Se la prima stagione era soprattutto una feroce critica al capitalismo (e dunque l’autore ha preferito esplorare una dimensione “macro” della realtà che ci circonda), il secondo lavoro di Hwang Dong-hyuk si concentra sulla dimensione “micro”, andando a scandagliare quanto può essere oscuro e cupo l’animo umano, incapace di comprendere quanto sia prezioso il bene più grande in suo possesso: la vita. Non a caso, infatti, il primo episodio di questo atto secondo si chiama “Pane e lotteria”, quasi a voler strizzare l’occhio al detto latino “panem et circenses” a cui la “plebe” – qui metaforicamente rappresentata da un gruppo di anime disperate, pronte a tutto pur di sopravvivere – viene costretta a genuflettersi appagando i desideri più atroci e sadici di una classe di insulsi privilegiati (l’organizzazione dietro gli Squid Game).

Se nel primo “Squid Game” gli spettatori, esattamente come Seong Gi-hun, sono “impreparati” di fronte alle prove (Cosa vuoi che accada? Sono solo giochi per bambini!) e osservano inermi l’andamento delle stesse, sperando che tutti, prova dopo prova, riescano a sopravvivere, in questa seconda parte viene quasi naturale domandarsi: perché tutto questo? Quanto un essere umano è disposto a spingersi pur di trovare un’illusoria felicità nel denaro, anche a scapito della propria vita? La conclusione del terzo episodio di questa seconda stagione, intitolato “001”, è probabilmente uno dei più agghiaccianti, e al contempo lucidi, in questo senso: dopo aver scoperto la reale natura dei giochi, dove in ballo è la propria vita, tutti i partecipanti vengono invitati a votare per decidere se continuare o concludere la sfida. Nonostante le continue avvertenze da parte di Seong Gi-hun e il terrore di fronte all’eliminazione fisica di buona parte dei concorrenti, il voto (sul filo di lana) procede a favore della continuazione dei giochi. In fin dei conti, sono solo giochi per bambini, no? A tal proposito, il nome stesso della serie si ispira al gioco del calamaro, un popolare gioco per bambini, molto praticato in Corea del Sud fin dagli anni Settanta – e non a caso, è una delle prove a cui vengono sottoposti i concorrenti.

Parlando di ispirazione, ci sono diverse teorie che circolano online rispetto a ciò che avrebbe influenzato la struttura e la storia stessa di “Squid Game”: la più accreditata è quella secondo cui la serie televisiva alzerebbe il velo su una delle pagine più oscure della storia contemporanea della Corea del Sud. In vista di un significativo potere economico raggiunto dal Paese negli anni Ottanta, e complici i Giochi Olimpici del 1988, il governo sudcoreano attuò una serie di manovre affinché l’immagine nazionale venisse ripulita il più possibile e fosse presentabile agli occhi del mondo in vista di questi impegni internazionali.
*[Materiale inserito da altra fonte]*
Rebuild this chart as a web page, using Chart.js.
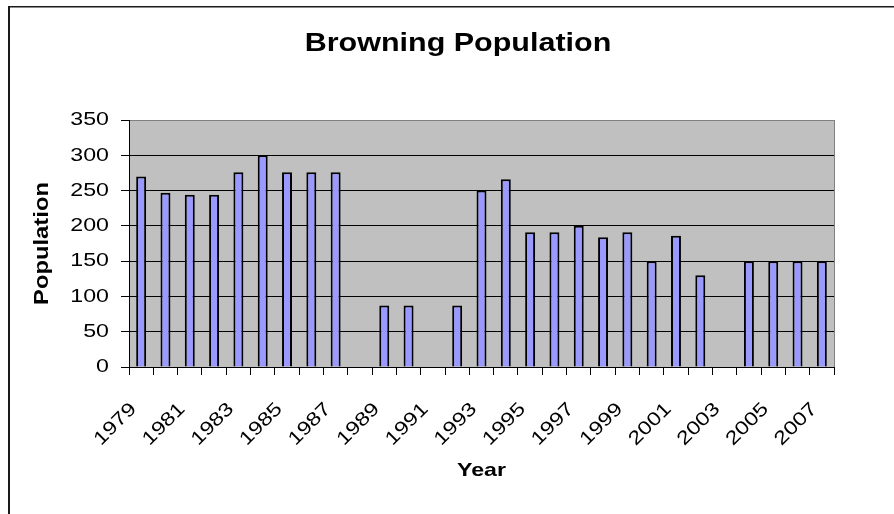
<!DOCTYPE html>
<html>
<head>
<meta charset="utf-8">
<title>Browning Population</title>
<script src="https://cdn.jsdelivr.net/npm/chart.js@4/dist/chart.umd.min.js"></script>
<style>
  html, body { margin: 0; padding: 0; background: #fff; }
  canvas { display: block; }
</style>
</head>
<body>
<canvas id="chart" width="894" height="514"></canvas>
<script>
// Census counts by year (null = no count that year)
const years = ['1979','1980','1981','1982','1983','1984','1985','1986','1987','1988',
               '1989','1990','1991','1992','1993','1994','1995','1996','1997','1998',
               '1999','2000','2001','2002','2003','2004','2005','2006','2007'];
const population = [270, 247, 244, 244, 276, 300, 276, 276, 276, null,
                    87, 87, null, 87, 250, 266, 191, 191, 200, 184,
                    191, 150, 186, 130, null, 150, 150, 150, 150];
const yTicks = [0, 50, 100, 150, 200, 250, 300, 350];

// Wide-set lettering: every label is drawn stretched along its reading direction.
const TEXT_STRETCH = 1.22;
const wideText = {
  id: 'wideText',
  beforeDraw(chart) {
    const ctx = chart.ctx;
    if (ctx.__plainFillText) return;
    const plain = ctx.fillText;
    ctx.__plainFillText = plain;
    ctx.fillText = function (text, x, y) {
      this.save();
      this.translate(x, y);
      this.scale(TEXT_STRETCH, 1);
      plain.call(this, text, 0, 0);
      this.restore();
    };
  }
};

// Page frame, grey plot area and its right-hand edge
const frame = {
  id: 'frame',
  beforeDraw(chart) {
    const {ctx, chartArea: a} = chart;
    ctx.save();
    ctx.fillStyle = '#ffffff';
    ctx.fillRect(0, 0, chart.width, chart.height);
    ctx.fillStyle = '#1a1a1a';
    ctx.fillRect(8, 6, 2, chart.height);
    ctx.fillRect(8, 6, chart.width, 1.5);
    ctx.fillStyle = '#c0c0c0';
    ctx.fillRect(a.left, a.top, a.right - a.left, a.bottom - a.top);
    ctx.restore();
  },
  afterDraw(chart) {
    const {ctx, chartArea: a} = chart;
    ctx.save();
    ctx.strokeStyle = '#808080';
    ctx.lineWidth = 1;
    ctx.beginPath();
    ctx.moveTo(Math.round(a.right) + 0.5, a.top);
    ctx.lineTo(Math.round(a.right) + 0.5, a.bottom);
    ctx.stroke();
    ctx.restore();
  }
};

Chart.defaults.font.family = '"Liberation Sans", Arial, sans-serif';
Chart.defaults.color = '#000';

new Chart(document.getElementById('chart'), {
  type: 'bar',
  data: {
    labels: years,
    datasets: [{
      label: 'Population',
      data: population,
      backgroundColor: '#9999ff',
      borderColor: '#000000',
      borderWidth: 2,
      borderSkipped: 'start',
      categoryPercentage: 1.0,
      barPercentage: 0.41
    }]
  },
  options: {
    responsive: false,
    animation: false,
    devicePixelRatio: 1,
    layout: { padding: { left: 22, right: 0, top: 0, bottom: 0 } },
    plugins: {
      legend: { display: false },
      tooltip: { enabled: false },
      title: {
        display: true,
        text: 'Browning Population',
        color: '#000',
        font: { size: 25, weight: 'bold' },
        padding: { top: 29, bottom: 61 }
      }
    },
    scales: {
      x: {
        offset: true,
        grid: {
          display: true,
          offset: true,
          drawOnChartArea: false,
          drawTicks: true,
          tickLength: 8,
          tickColor: '#000',
          color: '#000'
        },
        border: { display: true, color: '#000', width: 1 },
        ticks: {
          autoSkip: false,
          maxRotation: 45,
          minRotation: 45,
          padding: 23,
          labelOffset: -7.5,
          color: '#000',
          font: { size: 19 },
          callback(value, index) {
            return index % 2 === 0 ? years[index] : '';
          }
        },
        title: {
          display: true,
          text: 'Year',
          color: '#000',
          font: { size: 19, weight: 'bold' },
          padding: { top: 0, bottom: 32 }
        },
        afterFit(scale) { scale.height = 147; }
      },
      y: {
        min: yTicks[0],
        max: yTicks[yTicks.length - 1],
        grid: {
          display: true,
          drawTicks: true,
          tickLength: 8,
          tickColor: '#000',
          lineWidth: 1,
          color: (c) => (c.tick && c.tick.value === yTicks[yTicks.length - 1]) ? '#808080' : '#000'
        },
        border: { display: true, color: '#000', width: 1 },
        afterBuildTicks(scale) {
          scale.ticks = yTicks.map(v => ({ value: v }));
        },
        ticks: {
          padding: 12,
          color: '#000',
          font: { size: 19 }
        },
        title: {
          display: true,
          text: 'Population',
          color: '#000',
          font: { size: 19.5, weight: 'bold' },
          padding: { top: 8.6, bottom: 0 }
        },
        afterFit(scale) { scale.width = 107; }
      },
      gutter: {
        position: 'right',
        display: true,
        grid: { display: false },
        border: { display: false },
        ticks: { display: false },
        afterFit(scale) { scale.width = 60; }
      }
    }
  },
  plugins: [wideText, frame]
});
</script>
</body>
</html>
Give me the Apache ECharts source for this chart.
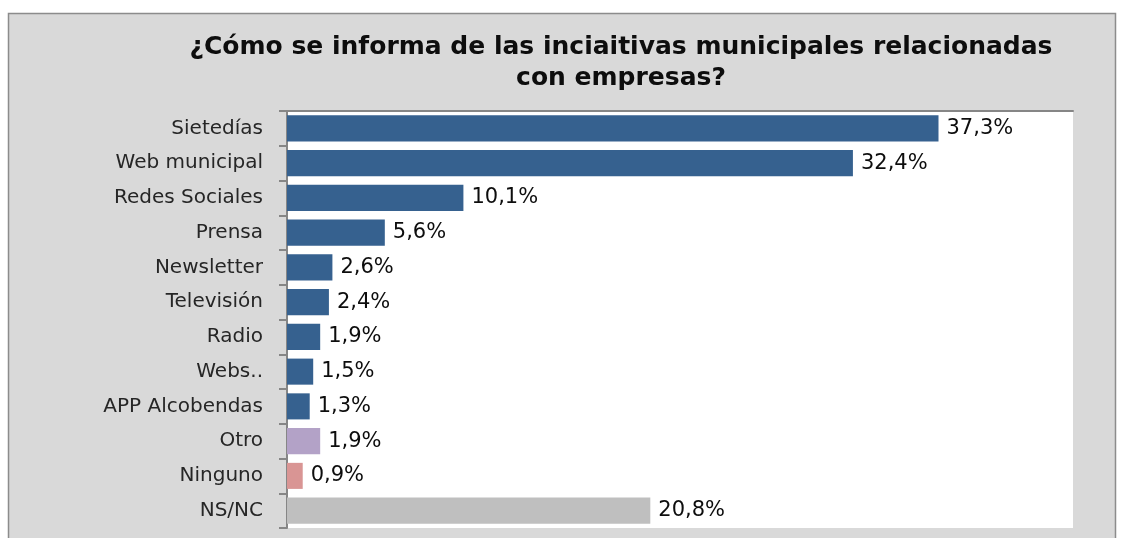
<!DOCTYPE html>
<html>
<head>
<meta charset="utf-8">
<script src="https://cdn.jsdelivr.net/npm/echarts@6/dist/echarts.min.js"></script>
<style>
html, body { margin: 0; padding: 0; background: #ffffff; }
#main { width: 1123px; height: 538px; }
</style>
</head>
<body>
<div id="main"></div>
<script>
// categorías y valores (%)
var categories = ['Sietedías', 'Web municipal', 'Redes Sociales', 'Prensa', 'Newsletter', 'Televisión', 'Radio', 'Webs..', 'APP Alcobendas', 'Otro', 'Ninguno', 'NS/NC'];
var values = [37.3, 32.4, 10.1, 5.6, 2.6, 2.4, 1.9, 1.5, 1.3, 1.9, 0.9, 20.8];
var barColors = ['#36618f', '#36618f', '#36618f', '#36618f', '#36618f', '#36618f', '#36618f', '#36618f', '#36618f', '#b3a2c7', '#d99594', '#bfbfbf'];
var titleText = '¿Cómo se informa de las inciaitivas municipales relacionadas\ncon empresas?';

var font = 'DejaVu Sans';
var chart = echarts.init(document.getElementById('main'));

chart.setOption({
    backgroundColor: '#ffffff',
    animation: false,
    graphic: [{
        // marco gris del gráfico
        type: 'rect',
        z: -10,
        shape: { x: 8.5, y: 13.5, width: 1107, height: 540 },
        style: { fill: '#d9d9d9', stroke: '#8c8c8c', lineWidth: 1.5 }
    }],
    title: {
        text: titleText,
        left: 616,
        top: 27,
        textAlign: 'center',
        textStyle: {
            fontFamily: font,
            fontWeight: 'bold',
            fontSize: 25,
            lineHeight: 31,
            color: '#0d0d0d'
        }
    },
    grid: {
        left: 287,
        right: 50,
        top: 111,
        bottom: 10,
        show: true,
        backgroundColor: '#ffffff',
        borderWidth: 0
    },
    xAxis: {
        type: 'value',
        min: 0,
        max: 45,
        position: 'top',
        axisLine: {
            show: true,
            lineStyle: { color: '#868686', width: 2 }
        },
        axisTick: { show: false },
        axisLabel: { show: false },
        splitLine: { show: false }
    },
    yAxis: {
        type: 'category',
        data: categories,
        inverse: true,
        axisLine: {
            show: true,
            lineStyle: { color: '#868686', width: 2 }
        },
        axisTick: {
            show: true,
            length: 8,
            lineStyle: { color: '#868686', width: 2 }
        },
        axisLabel: {
            fontFamily: font,
            fontSize: 20,
            color: '#262626',
            margin: 24
        },
        splitLine: { show: false }
    },
    series: [{
        type: 'bar',
        barWidth: '75%',
        data: values.map(function (v, i) {
            return { value: v, itemStyle: { color: barColors[i] } };
        }),
        label: {
            show: true,
            position: 'right',
            distance: 8,
            fontFamily: font,
            fontSize: 21,
            color: '#0d0d0d',
            formatter: function (p) {
                return p.value.toFixed(1).replace('.', ',') + '%';
            }
        }
    }]
});
</script>
</body>
</html>
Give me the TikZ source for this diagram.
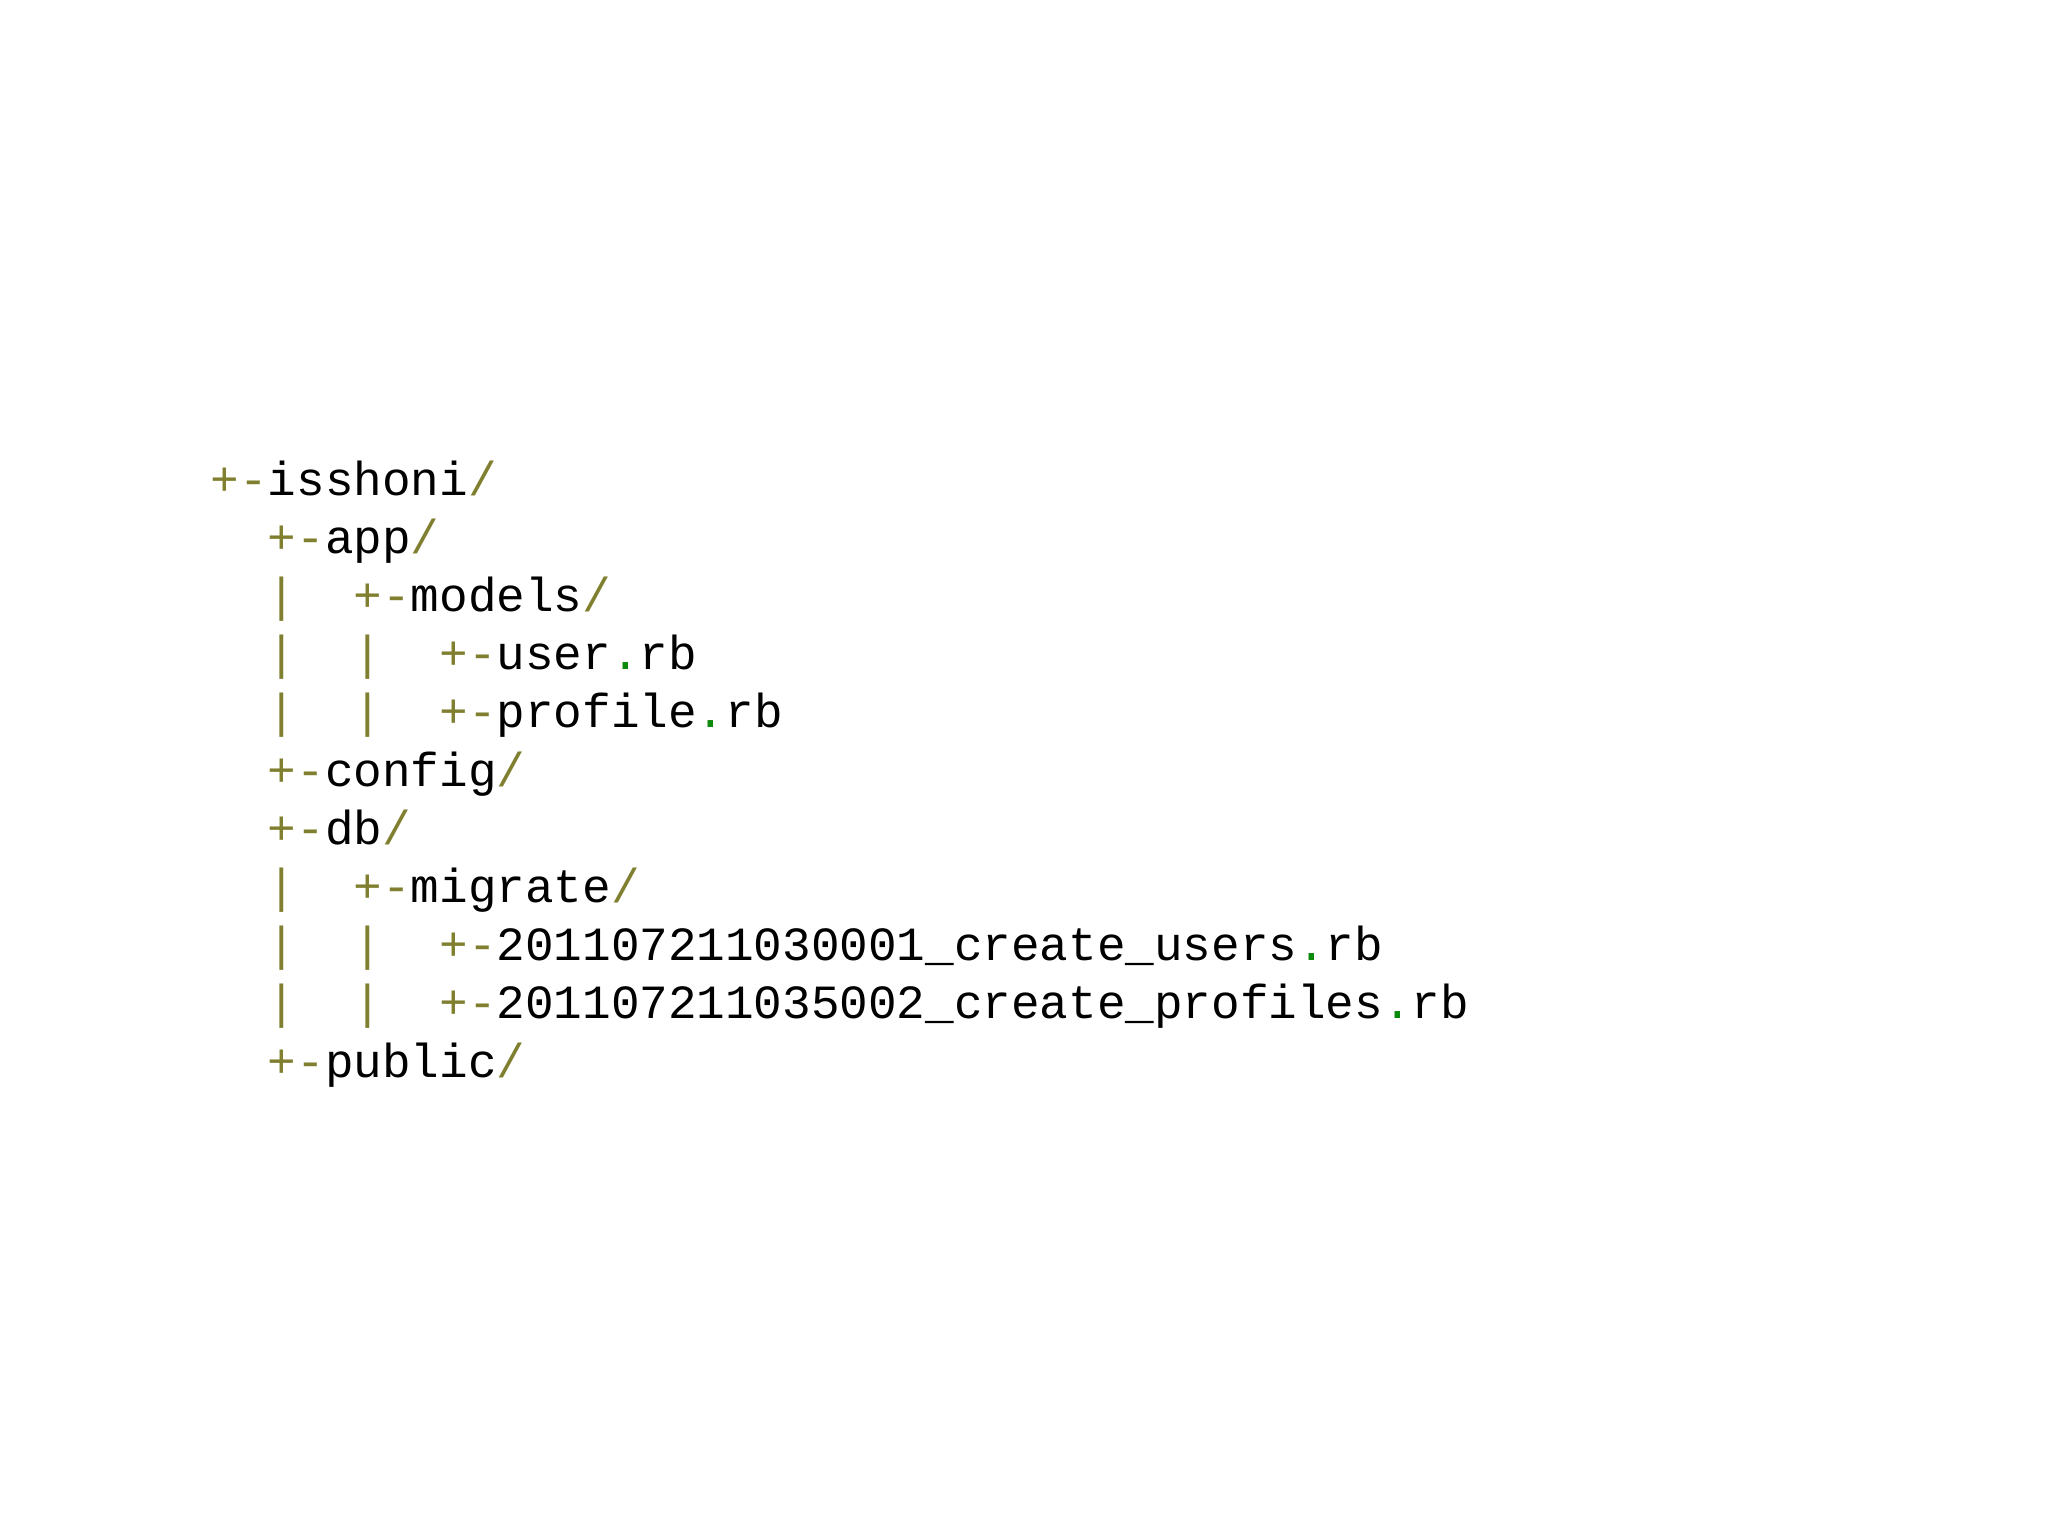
\documentclass[tikz,border=0pt]{standalone}
\usepackage{fontspec}
\setmonofont{Liberation Mono}
\definecolor{olv}{HTML}{7F7F2F}
\definecolor{grn}{HTML}{0A8A0A}
\newcommand{\p}[1]{\textcolor{olv}{#1}}
\newcommand{\g}{\textcolor{grn}{.}}
\begin{document}
\begin{tikzpicture}[x=0.01cm,y=-0.01cm,
  ln/.style={anchor=base west,inner sep=0pt,font=\fontsize{13.55pt}{16pt}\ttfamily\selectfont}]
\useasboundingbox (0,0) rectangle (2048,1536);
\node[ln] (l1) at (210,495) {\p{+-}isshoni\p{/}};
\node[ln] (l2) at (210,553.2) {\p{\ \ +-}app\p{/}};
\node[ln] (l3) at (210,611.4) {\p{\ \ |\ \ +-}models\p{/}};
\node[ln] (l4) at (210,669.6) {\p{\ \ |\ \ |\ \ +-}user\g rb};
\node[ln] (l5) at (210,727.8) {\p{\ \ |\ \ |\ \ +-}profile\g rb};
\node[ln] (l6) at (210,786) {\p{\ \ +-}config\p{/}};
\node[ln] (l7) at (210,844.2) {\p{\ \ +-}db\p{/}};
\node[ln] (l8) at (210,902.4) {\p{\ \ |\ \ +-}migrate\p{/}};
\node[ln] (l9) at (210,960.6) {\p{\ \ |\ \ |\ \ +-}201107211030001\_create\_users\g rb};
\node[ln] (l10) at (210,1018.8) {\p{\ \ |\ \ |\ \ +-}201107211035002\_create\_profiles\g rb};
\node[ln] (l11) at (210,1077) {\p{\ \ +-}public\p{/}};
\end{tikzpicture}
\end{document}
Peccato che queste operazioni di “pulizia” consistessero, in realtà, in veri e propri atti di repressione nei confronti di persone senza fissa dimora, personaggi scomodi e persino persone con disabilità. Fu così, infatti, che in quegli anni sorsero le prime “Brothers Home”, ossia strutture idealmente pensate per essere centri di formazione e reinserimento sociale, che presto si trasformarono in luoghi di soprusi e violenze, in cui persero la vita più di 600 persone. Tuttavia, Hwang Dong-hyuk non ha mai confermato di essersi ispirato a questa oscura vicenda nazionale, ma nelle tante interviste rilasciate in questi anni ha sempre dichiarato di essersi fatto influenzare da due opere importanti della letteratura orientale contemporanea: “Battle Royale” (1999) dello scrittore nipponico Koushun Takami e il manga “Liar Game” (2005-2015) di Shinobu Kaitani. In particolare, il primo – divenuto nel tempo persino un genere videoludico, da cui hanno preso vita i vari “Fortnite” e “Apex Legends” – narra le vicende di un gruppo di adolescenti che, scelti in modo casuale, viene catapultato su un’isola da cui è impossibile scappare e a ciascuno viene affidata un’arma; i giovani saranno costretti a uccidersi a vicenda finché non resta un unico superstite. Da “Battle Royale”, “Squid Game” recupera la volontà di riflettere sulle strutture sociali e parasociali che guidano l’essere umano, ma soprattutto sulla sua capacità di aggirarle pur di far valere il proprio “io” – che è ben lontano dal puro e semplice spirito di sopravvivenza. Consigli di lettura assicurati, se si vuole comprendere a fondo la natura oscura, ma potente, di una serie come “Squid Game”.